Senaryoyu kim çizdi?
Gerçekten yaşananların tamamı kader mi?
     Yoksa millet acziyeti mi? Adını koymak zor; lakin bir gerçek var ki; 
    Türk Milletine rahat, huzur ve bu dünya saadeti haram.
Bir el ama garip bir el Türk’ü sürekli acıyla imtihan ediyor!
     Adına tek başına kader deyip, mevzuyu Yüce Allah’a bağlayanlar beyhude konuşuyor!
     İçinde bulunduğumuz ülkeye, ile, ilçeye hatta köye bakıyorum!
Bir de daha dün kurulmuş ülkelere.
     Onlarda olup da bizde olmayan ne var?
     Mesela Hollanda, onların keşfettiği bizim içinden çıkamadığımız nedir?
Yahudi, bir avuç toprağın içinde dünyayı karıştıran kazan kepçesi, ama teknolojiden gıdaya, silah sanayiinden otomobil sektörüne her yerde onlar var. Ne kadar boykot etsek de çıkaramıyoruz hayatımızdan heyhat!
Peki bize kalan nedir? Uçak fabrikalarından soba, hava limanlarını buğday tarlası, gençlikten sağ-sol ordusu, din üzerinden cemaat, cemiyet, mezhep savaşları, siyaset üzerinden kutuplaşma, siyasetin tanrı ilan edildiği bir ticari hayat…
     Yıllarca evlatlarını hayatlarının baharında teröre kurban vermiş, savunma sistemi dışa bağımlı, aklı karanlık güruhlardan beslenen bir millet.
     TBMM millet adına aldığı iradeyi ABD, BATI ya da çeşit dış lobiler adına kullanmış!
Şimdi bir diriliş hareketi başladı diyoruz, fakirlik ve terör üzerinden aynı siyaset yine devam ediyor.
     Farkında mısınız film başa sarıyor!
Cumhuriyet kurulduğundan bu tarafa Türk milletini istedikleri gibi yönlendirebilmek adına terör ve sefaleti kullanmışlar.
     İşe yaramış mı, yaramasa şimdi nasıl bir ülke olurduk!
Özellikle seçim sürecinde beka, terör, ekonomik endişeler üzerinden ortaya bir gündem atılır sonrası bir 5 yıllık hezeyan daha.
İktidardaki siyasi partinin adı ne olursa olsun, taktik hiç değişmemiş!
     Artık anlıyorum ki, Türkiye Cumhuriyeti topraklarının içinde bu millete BATI’nın refahı, Adaleti, Huzuru haram!
     Bu dünyada sürgün hayatı yaşayan bir millet hüviyetini kimler reva gördü ise bize senaryo her zaman tutuyor!

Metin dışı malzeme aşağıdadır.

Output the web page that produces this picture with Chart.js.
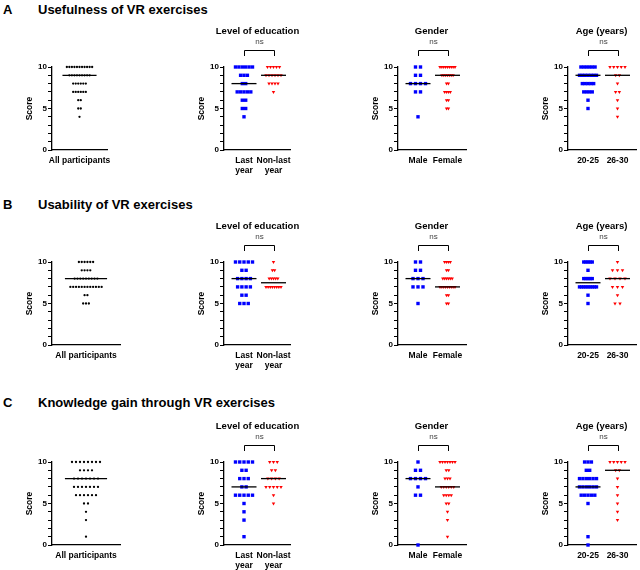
<!DOCTYPE html>
<html>
<head>
<meta charset="utf-8">
<script src="https://cdn.jsdelivr.net/npm/chart.js@4.4.0/dist/chart.umd.min.js"></script>
<style>
  body { margin: 0; background: #fff; width: 640px; height: 570px; position: relative; overflow: hidden;
         font-family: 'Liberation Sans', Arial, sans-serif; }
  .row-title { position: absolute; font-weight: bold; font-size: 13px; line-height: 15px; white-space: nowrap; }
  canvas { position: absolute; }
</style>
</head>
<body>
<script>
const scores = [10, 9, 8, 7, 6, 5, 4, 3, 2, 1, 0]

const rowLetters = ['A', 'B', 'C']
const rowTitles = ['Usefulness of VR exercises', 'Usability of VR exercises', 'Knowledge gain through VR exercises']
const panelTitles = ['', 'Level of education', 'Gender', 'Age (years)']
const groupLabels = [
  ['All participants'],
  [['Last', 'year'], ['Non-last', 'year']],
  ['Male', 'Female'],
  ['20-25', '26-30']
]

// number of participants at each score (same order as `scores`)
// A - usefulness
const useAll      = [11, 9, 6, 6, 2, 2, 1, 0, 0, 0, 0]
const useLastYear = [6, 3, 2, 5, 2, 2, 1, 0, 0, 0, 0]
const useNonLast  = [5, 6, 4, 1, 0, 0, 0, 0, 0, 0, 0]
const useMale     = [2, 2, 4, 2, 0, 0, 1, 0, 0, 0, 0]
const useFemale   = [9, 7, 2, 4, 2, 2, 0, 0, 0, 0, 0]
const useAge2025  = [6, 7, 5, 4, 1, 1, 0, 0, 0, 0, 0]
const useAge2630  = [5, 2, 1, 2, 1, 1, 1, 0, 0, 0, 0]
// B - usability
const usaAll      = [6, 4, 9, 12, 2, 3, 0, 0, 0, 0, 0]
const usaLastYear = [5, 2, 4, 4, 2, 3, 0, 0, 0, 0, 0]
const usaNonLast  = [1, 2, 5, 8, 0, 0, 0, 0, 0, 0, 0]
const usaMale     = [2, 2, 3, 3, 0, 1, 0, 0, 0, 0, 0]
const usaFemale   = [4, 2, 6, 9, 2, 2, 0, 0, 0, 0, 0]
const usaAge2025  = [5, 1, 5, 9, 1, 1, 0, 0, 0, 0, 0]
const usaAge2630  = [1, 3, 4, 3, 1, 2, 0, 0, 0, 0, 0]
// C - knowledge gain
const knoAll      = [8, 4, 7, 7, 6, 2, 1, 1, 0, 1, 0]
const knoLastYear = [5, 2, 3, 2, 5, 1, 1, 1, 0, 1, 0]
const knoNonLast  = [3, 2, 4, 5, 1, 1, 0, 0, 0, 0, 0]
const knoMale     = [1, 2, 4, 1, 2, 0, 0, 0, 0, 0, 1]
const knoFemale   = [7, 2, 3, 6, 4, 2, 1, 1, 0, 1, 0]
const knoAge2025  = [3, 2, 6, 6, 5, 1, 0, 0, 0, 1, 1]
const knoAge2630  = [5, 2, 1, 1, 1, 1, 1, 1, 0, 0, 0]

const rowData = [
  [[useAll], [useLastYear, useNonLast], [useMale, useFemale], [useAge2025, useAge2630]],
  [[usaAll], [usaLastYear, usaNonLast], [usaMale, usaFemale], [usaAge2025, usaAge2630]],
  [[knoAll], [knoLastYear, knoNonLast], [knoMale, knoFemale], [knoAge2025, knoAge2630]]
]

const FONT = "'Liberation Sans', Arial, sans-serif"
Chart.defaults.font.family = FONT
Chart.defaults.color = '#000'

// layout (pixels)
const rowTop = [2, 197, 395]
const rowY10 = [67, 262, 462]
const plotH = 83
const colAxisX = [52, 224, 398, 568]
const groupGap = 29.5

const dot = { style: 'circle', color: '#000', radius: 1.15, rotation: 0, cap: 4 }
const square = { style: 'rect', color: '#0000ff', radius: 2.4, rotation: 0, span: 17, cap: 5 }
const tri = { style: 'triangle', color: '#ff0000', radius: 2, rotation: 180, span: 15, cap: 6 }

function spread(counts, center, unitsPerPx, marker, span) {
  const maxN = Math.max(...counts)
  const gap = Math.min(marker.cap, span / Math.max(maxN - 1, 1))
  const pts = []
  counts.forEach((n, i) => {
    for (let k = 0; k < n; k++) {
      pts.push({ x: center + (k - (n - 1) / 2) * gap * unitsPerPx, y: scores[i] })
    }
  })
  return pts
}

function median(counts) {
  const vals = []
  counts.forEach((n, i) => { for (let k = 0; k < n; k++) vals.push(scores[i]) })
  vals.sort((a, b) => a - b)
  const m = vals.length
  return m % 2 ? vals[(m - 1) / 2] : (vals[m / 2 - 1] + vals[m / 2]) / 2
}

const panelDecor = {
  id: 'panelDecor',
  afterDraw(chart, args, opts) {
    if (!opts.title) return
    const { ctx, chartArea: { top } } = chart
    const xs = chart.scales.x
    const x1 = Math.round(xs.getPixelForValue(1)) + 0.5
    const x2 = Math.round(xs.getPixelForValue(2)) + 0.5
    ctx.save()
    ctx.fillStyle = '#000'
    ctx.font = 'bold 9.5px ' + FONT
    ctx.textAlign = 'center'
    ctx.textBaseline = 'alphabetic'
    ctx.fillText(opts.title, (x1 + x2) / 2 - 2, top - 33)
    ctx.fillStyle = '#444'
    ctx.font = '8px ' + FONT
    ctx.textBaseline = 'middle'
    ctx.fillText('ns', (x1 + x2) / 2, top - 25)
    ctx.strokeStyle = '#000'
    ctx.lineWidth = 1
    const yb = Math.round(top - 17.5) + 0.5
    ctx.beginPath()
    ctx.moveTo(x1, top - 11)
    ctx.lineTo(x1, yb)
    ctx.lineTo(x2, yb)
    ctx.lineTo(x2, top - 11)
    ctx.stroke()
    ctx.restore()
  }
}

rowLetters.forEach((letter, r) => {
  const l = document.createElement('div')
  l.className = 'row-title'
  l.style.left = '3px'
  l.style.top = rowTop[r] + 'px'
  l.textContent = letter
  document.body.appendChild(l)
  const t = document.createElement('div')
  t.className = 'row-title'
  t.style.left = '38px'
  t.style.top = rowTop[r] + 'px'
  t.textContent = rowTitles[r]
  document.body.appendChild(t)

  rowData[r].forEach((series, c) => {
    const single = series.length === 1
    const plotW = single ? (r === 0 ? 55 : 68) : (c === 1 ? 66 : 68)
    const pxPerUnit = single ? plotW : groupGap
    const xMin = single ? 0.5 : 1 - 20 / groupGap
    const xMax = xMin + plotW / pxPerUnit
    const halfLine = single ? 0.31 : 12.5 / groupGap
    const labels = groupLabels[c]

    const datasets = []
    series.forEach((counts, g) => {
      const marker = single ? dot : (g === 0 ? square : tri)
      const span = single ? 0.46 * plotW : marker.span
      datasets.push({
        data: spread(counts, g + 1, 1 / pxPerUnit, marker, span),
        pointStyle: marker.style,
        pointRadius: marker.radius,
        pointRotation: marker.rotation,
        pointBackgroundColor: marker.color,
        pointBorderWidth: 0,
        clip: false,
        order: 1
      })
      const m = median(counts)
      datasets.push({
        data: [{ x: g + 1 - halfLine, y: m }, { x: g + 1 + halfLine, y: m }],
        showLine: true,
        borderColor: '#000',
        borderWidth: 1.3,
        pointRadius: 0,
        clip: false,
        order: 0
      })
    })

    const padTop = 45, left = 40, right = 24, bottom = 32
    const W = left + plotW + right
    const H = padTop + plotH + bottom
    const cv = document.createElement('canvas')
    cv.width = W
    cv.height = H
    cv.style.width = W + 'px'
    cv.style.height = H + 'px'
    cv.style.left = (colAxisX[c] - left) + 'px'
    cv.style.top = (rowY10[r] - padTop) + 'px'
    document.body.appendChild(cv)

    new Chart(cv, {
      type: 'scatter',
      data: { datasets },
      plugins: [panelDecor],
      options: {
        responsive: false,
        animation: false,
        devicePixelRatio: 1,
        events: [],
        layout: { padding: { left: left - 27, top: padTop, right: right, bottom: 0 } },
        plugins: {
          legend: { display: false },
          tooltip: { enabled: false },
          panelDecor: { title: panelTitles[c] }
        },
        scales: {
          x: {
            type: 'linear',
            min: xMin,
            max: xMax,
            afterBuildTicks: s => { s.ticks = labels.map((_, i) => ({ value: i + 1 })) },
            afterFit: s => { s.height = bottom },
            grid: { display: false, drawTicks: false },
            border: { color: '#000', width: 1.3 },
            ticks: {
              callback: (v, i) => labels[i],
              autoSkip: false,
              maxRotation: 0,
              padding: 5,
              color: '#000',
              font: { size: 8.5, weight: 'bold', lineHeight: 1.25 }
            }
          },
          y: {
            min: 0,
            max: 10,
            afterFit: s => { s.width = 27 },
            grid: { drawOnChartArea: false, tickLength: 4, tickColor: '#000', tickWidth: 1 },
            border: { color: '#000', width: 1.3 },
            ticks: {
              stepSize: 1,
              autoSkip: false,
              padding: 1,
              color: '#000',
              callback: v => (v % 5 === 0 ? v : ''),
              font: { size: 8, weight: 'bold' }
            },
            title: {
              display: true,
              text: 'Score',
              color: '#000',
              padding: 0,
              font: { size: 8.5, weight: 'bold' }
            }
          }
        }
      }
    })
  })
})
</script>
</body>
</html>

     Bir Türk cihana bedel düsturunun üstüne sürekli balyoz vurup dibine beton döken zihniyetin kurbanıyız.
Cihana bedel yanımız sürekli kayıplarda!
     Terör, biter gıda terörü başlar!
Gıda terörü biter siyaset terörü başlar!
     Siyaset terörü kendi içinde kendi gruplarını, cephelerini oluşturur. Şimdi yine bedel ödeyen bir millet var, ülkemizde ekonomiyi yönetemeyen belediye başkanının hatasını bile halkı öder, ekonomiyi yönetemeyen siyasetçinin hatasını yedi ceddine kadar milleti öder!
     EYT, seçim vaatleri uğruna bol keseden verilenler, bir türlü tasarruf etmeyen Ankara yüzünden koca bir ülkenin, hatta doğmamış çocuklarının yarını ipotek altına girer.
     Fakirlik ve terörü bu millete kader olarak belletenler ne edip edip sonunu Allah’a bağlıyor!
Açık konuşmak gerekirse ben de bir gün Allah’ın adaleti ile her şey düzelecek diye umut ediyor, ondan gayrısını angarya görüyorum!
Kader demek iyi geliyorsa kalplerimize kaderimiz buymuş diyor bugüne noktayı koyuyorum.